__WRITTEN TASK__: Start at the line holding "Rebuild this chart", stop at the line holding "y_ticks = [0, 5, 10, 15]", and repeat those lines exactly, both ends included; skip the pictures.

⁂

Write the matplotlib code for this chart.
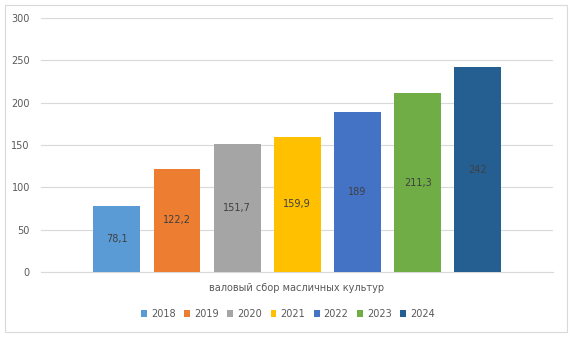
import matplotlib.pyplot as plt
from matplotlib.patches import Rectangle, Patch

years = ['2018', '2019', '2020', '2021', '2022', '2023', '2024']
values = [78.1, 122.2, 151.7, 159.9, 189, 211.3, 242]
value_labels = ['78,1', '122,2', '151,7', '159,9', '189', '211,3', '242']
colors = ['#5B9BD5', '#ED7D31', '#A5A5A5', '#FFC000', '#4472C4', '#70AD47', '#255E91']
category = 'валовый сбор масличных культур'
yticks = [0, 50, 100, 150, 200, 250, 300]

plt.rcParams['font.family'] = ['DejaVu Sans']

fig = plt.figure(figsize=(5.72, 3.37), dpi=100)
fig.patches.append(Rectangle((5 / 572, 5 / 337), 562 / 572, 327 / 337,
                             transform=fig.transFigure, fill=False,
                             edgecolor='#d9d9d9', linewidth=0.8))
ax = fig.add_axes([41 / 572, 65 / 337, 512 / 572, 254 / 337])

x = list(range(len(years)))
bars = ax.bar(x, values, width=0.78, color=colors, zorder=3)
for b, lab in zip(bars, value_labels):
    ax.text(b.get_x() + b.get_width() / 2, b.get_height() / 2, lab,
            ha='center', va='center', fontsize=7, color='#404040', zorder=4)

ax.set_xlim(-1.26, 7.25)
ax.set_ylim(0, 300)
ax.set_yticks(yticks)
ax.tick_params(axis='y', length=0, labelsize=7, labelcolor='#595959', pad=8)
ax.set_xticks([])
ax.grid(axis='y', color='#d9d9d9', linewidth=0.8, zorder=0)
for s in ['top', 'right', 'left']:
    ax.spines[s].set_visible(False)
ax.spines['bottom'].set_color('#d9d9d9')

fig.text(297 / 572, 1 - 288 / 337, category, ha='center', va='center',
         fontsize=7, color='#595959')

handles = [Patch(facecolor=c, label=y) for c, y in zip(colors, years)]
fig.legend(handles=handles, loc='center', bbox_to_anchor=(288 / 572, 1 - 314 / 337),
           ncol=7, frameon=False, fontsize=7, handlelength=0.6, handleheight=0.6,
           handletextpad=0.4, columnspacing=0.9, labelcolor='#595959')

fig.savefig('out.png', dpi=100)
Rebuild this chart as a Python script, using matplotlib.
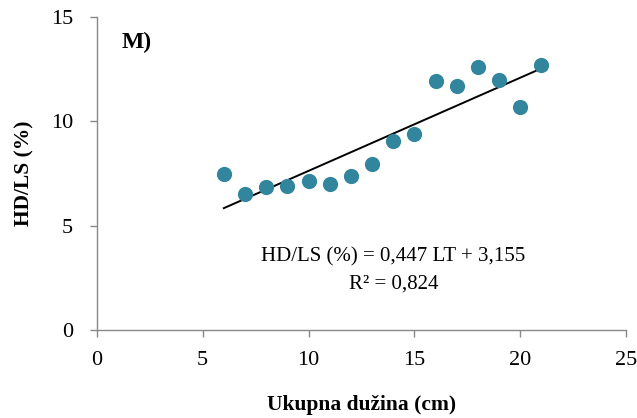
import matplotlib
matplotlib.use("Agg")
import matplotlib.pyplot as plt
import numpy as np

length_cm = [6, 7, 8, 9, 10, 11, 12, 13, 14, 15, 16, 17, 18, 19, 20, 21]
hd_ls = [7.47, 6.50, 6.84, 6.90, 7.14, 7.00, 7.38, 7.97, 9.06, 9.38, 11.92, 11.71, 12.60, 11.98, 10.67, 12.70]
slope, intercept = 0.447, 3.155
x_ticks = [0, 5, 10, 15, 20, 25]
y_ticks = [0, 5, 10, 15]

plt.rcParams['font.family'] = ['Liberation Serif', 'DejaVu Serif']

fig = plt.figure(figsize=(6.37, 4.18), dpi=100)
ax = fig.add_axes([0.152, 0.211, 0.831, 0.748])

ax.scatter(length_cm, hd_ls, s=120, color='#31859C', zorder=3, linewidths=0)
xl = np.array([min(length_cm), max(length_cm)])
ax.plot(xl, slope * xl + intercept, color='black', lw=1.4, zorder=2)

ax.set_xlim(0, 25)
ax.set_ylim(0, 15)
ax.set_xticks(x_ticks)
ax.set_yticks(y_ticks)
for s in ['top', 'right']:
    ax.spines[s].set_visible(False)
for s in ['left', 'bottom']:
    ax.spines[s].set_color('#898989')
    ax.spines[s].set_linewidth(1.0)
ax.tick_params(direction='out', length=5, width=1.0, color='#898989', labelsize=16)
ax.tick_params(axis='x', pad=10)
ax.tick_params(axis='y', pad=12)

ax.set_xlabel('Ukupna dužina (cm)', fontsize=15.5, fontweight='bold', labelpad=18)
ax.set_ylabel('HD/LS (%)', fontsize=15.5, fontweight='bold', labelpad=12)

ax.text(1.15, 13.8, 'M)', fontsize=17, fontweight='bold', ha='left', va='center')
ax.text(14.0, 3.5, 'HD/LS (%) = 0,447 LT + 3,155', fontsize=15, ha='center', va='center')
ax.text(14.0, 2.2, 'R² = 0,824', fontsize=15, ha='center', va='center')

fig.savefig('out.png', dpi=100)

⁂

__ANSWER TO THE PROBLEM__:
Rebuild this chart as a Python script, using matplotlib.
import matplotlib
matplotlib.use("Agg")
import matplotlib.pyplot as plt
import numpy as np

length_cm = [6, 7, 8, 9, 10, 11, 12, 13, 14, 15, 16, 17, 18, 19, 20, 21]
hd_ls = [7.47, 6.50, 6.84, 6.90, 7.14, 7.00, 7.38, 7.97, 9.06, 9.38, 11.92, 11.71, 12.60, 11.98, 10.67, 12.70]
slope, intercept = 0.447, 3.155
x_ticks = [0, 5, 10, 15, 20, 25]
y_ticks = [0, 5, 10, 15]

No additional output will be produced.